You write: "And for you might this ontic structural - quantum - realism also be a form of wave function realism where the quantum side of that realism equates to a pure potentiality for experience rather than a thing-like external quantum world?" Yes in fact! I'm stunned that you managed to formulate what I mean so clearly, even clearer than I did myself in the essay!
Regarding Dennett's real patterns, I'm a big fan of this (and referencing it myself), but I think there is a hidden subtlety that is related to other issues like Goodman's New Riddle of Induction. To say what a pattern is, you have to choose a compression algorithm, or a universal machine (which is analogous to a choice of language). For finite data, the notion of compressibility will depend on this choice. Any ultimate definition of a real pattern will have to deal with this issue in some sense...
I really like this paragraph of yours:
"... and the history of science becomes the history of technological advances in our real pattern finding (from Kepler's telescope to the Michelson-Morley experiment and on to Aspects' entangled photons) leading to whatever necessary paradigmatic updates might be needed on the structural relations side with their subsequent technological innovations and so on... Which brings us to the contemporary conceptual mess of 21st C quantum foundations!"
:-)
Very well described!
Just a final comment on this question of yours:
"I assume this is where your 'law without law' research project begins, with a first person perspective using algorithmic probability to assign structure to sense data patterns?"
Even though algorithmic probability is used in this approach, the idea is somewhat different. In some sense, it starts with a form of methodological solipsism: there is your state S now (intuitively, containing your sense data and memory), and you will be in another state T next. In that approach, what that next state will be doesn't depend an any "external world" (as we would usually think), but only on algorithmic probability P(T | S). Why such an approach? Well, suppose we are interested in "observer paradoxes" like Parfit's teletransportation paradox (or others, e.g. simulating observers on a computer), and we claim that there is an objective chance of what such an observer will see in those situations.
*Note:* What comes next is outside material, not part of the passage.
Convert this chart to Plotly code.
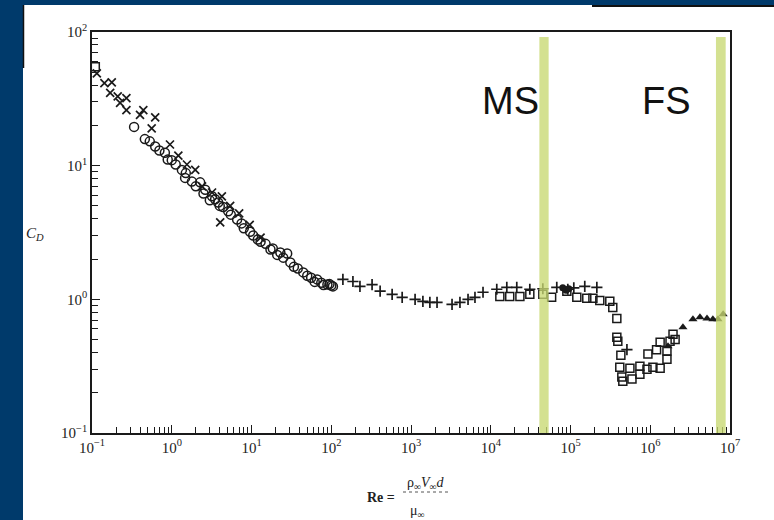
import math
import plotly.graph_objects as go

# Drag coefficient of a circular cylinder versus Reynolds number

# "x" symbols (low Re)
cross_re = [0.115, 0.143, 0.177, 0.169, 0.21, 0.225, 0.27, 0.27, 0.44, 0.40, 0.62, 0.56,
            0.95, 1.21, 1.55, 1.97, 2.4, 3.2, 4.25, 5.4, 4.05, 7.0, 9.5, 13.0]
cross_cd = [49, 41.4, 42, 35, 33, 29.5, 32, 26, 26, 24, 23, 19,
            14.4, 11.9, 10.2, 9.3, 7.0, 6.3, 5.9, 5.0, 3.76, 4.4, 3.6, 2.9]

# open circles
circle_re = [0.337, 0.46, 0.53, 0.62, 0.82, 0.89, 1.12, 1.34, 1.47, 1.79, 2.27, 2.63,
             3.2, 3.82, 4.4, 5.1, 6.6, 9.6, 13.0, 17.3, 23.0, 30.7, 44.6, 66.5, 89.5, 105,
             0.7, 1.0, 1.5, 2.0, 2.5, 3.0, 3.5, 4.0, 5.5, 7.5, 8.0, 10.5, 12.0, 15.0, 18.5,
             21.0, 25.0, 28.0, 34.0, 38.0, 50.0, 56.0, 62.0, 75.0, 80.0, 95.0, 100.0]
circle_cd = [19.5, 15.8, 15.2, 13.9, 12.5, 11.1, 10.2, 9.3, 8.1, 7.6, 7.5, 6.6,
             5.9, 5.3, 4.9, 4.56, 3.95, 3.2, 2.7, 2.36, 2.24, 1.89, 1.59, 1.41, 1.29, 1.25,
             13.0, 11.0, 8.8, 7.0, 6.2, 5.5, 5.6, 5.0, 4.3, 3.7, 3.4, 3.0, 2.8, 2.6, 2.4,
             2.15, 2.05, 2.2, 1.75, 1.7, 1.5, 1.45, 1.35, 1.33, 1.28, 1.3, 1.27]

# "+" symbols (intermediate Re)
plus_re = [140, 187, 229, 325, 410, 580, 775, 1125, 1410, 1725, 2120, 3270, 4110,
           5190, 6340, 8000, 11900, 15900, 21200, 30900, 45000, 67300, 92500, 110000,
           151000, 214000, 510000]
plus_cd = [1.41, 1.36, 1.25, 1.29, 1.15, 1.09, 1.035, 1.0, 0.966, 0.95, 0.95, 0.918, 0.95,
           1.0, 1.035, 1.13, 1.19, 1.23, 1.23, 1.19, 1.2, 1.23, 1.19, 1.22,
           1.25, 1.23, 0.42]

# open squares (high Re, drag crisis)
square_re = [0.11, 13000, 17300, 23200, 30900, 45000, 58000, 90000, 120000, 160000, 191000,
             233000, 311000, 339000, 381000, 381000, 392000, 428000, 415000, 440000,
             453000, 590000, 556000, 742000, 742000, 910000, 935000, 1.08e6, 1.2e6,
             1.33e6, 1.33e6, 1.62e6, 1.62e6, 1.77e6, 1.93e6, 2.05e6]
square_cd = [55, 1.05, 1.05, 1.05, 1.09, 1.09, 1.035, 1.15, 1.035, 1.02, 1.02,
             0.98, 0.966, 0.87, 0.72, 0.52, 0.486, 0.382, 0.311, 0.262,
             0.244, 0.253, 0.305, 0.275, 0.316, 0.30, 0.39, 0.31, 0.42,
             0.305, 0.478, 0.357, 0.41, 0.486, 0.548, 0.50]

# filled triangles (supercritical)
tri_re = [1.67e6, 2.57e6, 3.43e6, 4.2e6, 5.15e6, 6.1e6, 7.07e6, 8.2e6]
tri_cd = [0.446, 0.618, 0.71, 0.734, 0.72, 0.71, 0.71, 0.773]

# filled circles
dot_re = [80000, 88000, 95000]
dot_cd = [1.22, 1.17, 1.2]

# Reynolds-number bands of the two test facilities
ms_band = [40700, 53200]
fs_band = [6.67e6, 8.83e6]

x_tickvals = [1e-1, 1e0, 1e1, 1e2, 1e3, 1e4, 1e5, 1e6, 1e7]
x_ticktext = ["10<sup>−1</sup>", "10<sup>0</sup>", "10<sup>1</sup>", "10<sup>2</sup>",
              "10<sup>3</sup>", "10<sup>4</sup>", "10<sup>5</sup>", "10<sup>6</sup>",
              "10<sup>7</sup>"]
y_tickvals = [1e-1, 1e0, 1e1, 1e2]
y_ticktext = ["10<sup>−1</sup>", "10<sup>0</sup>", "10<sup>1</sup>", "10<sup>2</sup>"]

X_RANGE = [-1, 7]
Y_RANGE = [-1, 2]

# pixel frame of the plotting area
W, H = 774, 520
L, R, T, B = 92, 44, 32, 87
PW, PH = W - L - R, H - T - B


def px_x(p):
    return (p - L) / PW


def px_y(p):
    return (H - B - p) / PH


def re_to_paper(v):
    return (math.log10(v) - X_RANGE[0]) / (X_RANGE[1] - X_RANGE[0])


INK = "#1a1a1a"
fig = go.Figure()


def add(xs, ys, symbol, size, lw=1.6):
    fig.add_trace(go.Scatter(
        x=xs, y=ys, mode="markers",
        marker=dict(symbol=symbol, size=size, color=INK,
                    line=dict(color=INK, width=lw)),
        showlegend=False, hoverinfo="skip"))


add(circle_re, circle_cd, "circle-open", 9, 1.5)
add(cross_re, cross_cd, "x-thin", 8, 1.7)
add(plus_re, plus_cd, "cross-thin", 8, 1.7)
add(square_re, square_cd, "square-open", 8, 1.5)
add(tri_re, tri_cd, "triangle-up", 8, 0)
add(dot_re, dot_cd, "circle", 7, 0)

shapes = []
# frame of the slide
navy = "#003A6B"
shapes.append(dict(type="rect", xref="paper", yref="paper", layer="above",
                   x0=px_x(0), x1=px_x(23), y0=px_y(H), y1=px_y(0),
                   fillcolor=navy, line=dict(width=0)))
shapes.append(dict(type="rect", xref="paper", yref="paper", layer="above",
                   x0=px_x(0), x1=px_x(W), y0=px_y(5), y1=px_y(0),
                   fillcolor=navy, line=dict(width=0)))
shapes.append(dict(type="line", xref="paper", yref="paper", layer="above",
                   x0=px_x(23.5), x1=px_x(23.5), y0=px_y(5), y1=px_y(68),
                   line=dict(color="#111", width=1.5)))
shapes.append(dict(type="line", xref="paper", yref="paper", layer="above",
                   x0=px_x(592), x1=px_x(W), y0=px_y(6), y1=px_y(6),
                   line=dict(color="#111", width=2)))

# highlighted bands
for lo, hi in (ms_band, fs_band):
    shapes.append(dict(type="rect", xref="paper", yref="paper", layer="above",
                       x0=re_to_paper(lo), x1=re_to_paper(hi),
                       y0=0, y1=px_y(37), opacity=0.78,
                       fillcolor="#C8D972", line=dict(width=0)))

# fraction bar of the Reynolds-number definition
shapes.append(dict(type="line", xref="paper", yref="paper",
                   x0=px_x(403), x1=px_x(450), y0=px_y(492), y1=px_y(492),
                   line=dict(color="#555", width=1, dash="dot")))

serif = "Liberation Serif"


def label(text, cx, cy, family, size, color="#222"):
    return dict(text=text, x=px_x(cx), y=px_y(cy), xref="paper", yref="paper",
                xanchor="center", yanchor="middle", showarrow=False,
                font=dict(family=family, size=size, color=color))


annotations = [
    label("MS", 510, 101, "Liberation Sans", 38, "#111"),
    label("FS", 666, 101, "Liberation Sans", 38, "#111"),
    label("<i>C<sub>D</sub></i>", 35, 234, serif, 15),
    label("<b>Re =</b>", 381, 497, serif, 14),
    label("ρ<sub>∞</sub><i>V</i><sub>∞</sub><i>d</i>", 426, 483, serif, 14),
    label("μ<sub>∞</sub>", 417, 511, serif, 14),
]

axis_common = dict(
    showline=True, linecolor=INK, linewidth=1.5, mirror=True,
    showgrid=False, zeroline=False,
    ticks="inside", ticklen=8, tickcolor=INK, tickwidth=1.2,
    tickfont=dict(family=serif, size=15, color="#222"),
)

fig.update_layout(
    width=W, height=H,
    margin=dict(l=L, r=R, t=T, b=B, pad=0),
    paper_bgcolor="white", plot_bgcolor="white",
    xaxis=dict(type="log", range=X_RANGE, tickmode="array",
               tickvals=x_tickvals, ticktext=x_ticktext,
               minor=dict(ticks="inside", ticklen=6, tickcolor=INK, tickwidth=1,
                          dtick="D1", showgrid=False),
               **axis_common),
    yaxis=dict(type="log", range=Y_RANGE, tickmode="array",
               tickvals=y_tickvals, ticktext=y_ticktext,
               minor=dict(ticks="inside", ticklen=6, tickcolor=INK, tickwidth=1,
                          dtick="D1", showgrid=False),
               **axis_common),
    shapes=shapes,
    annotations=annotations,
)

fig.write_html("out.html")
Then the answer, almost by definition, cannot be grounded on properties of the external world (even if there is one).
Surprisingly, one can show that, if we assume such law, then things look in the long run, for any observer, pretty much *as if there was* an external world. So the notion of "world" is emergent there, and an abstract notion of "self" is fundamental.
In case you're really interested, there's a link to an online talk on my homepage (mpmueller.net). But enough of advertisement.
I'll try to have a look at your essay. I'm curious now!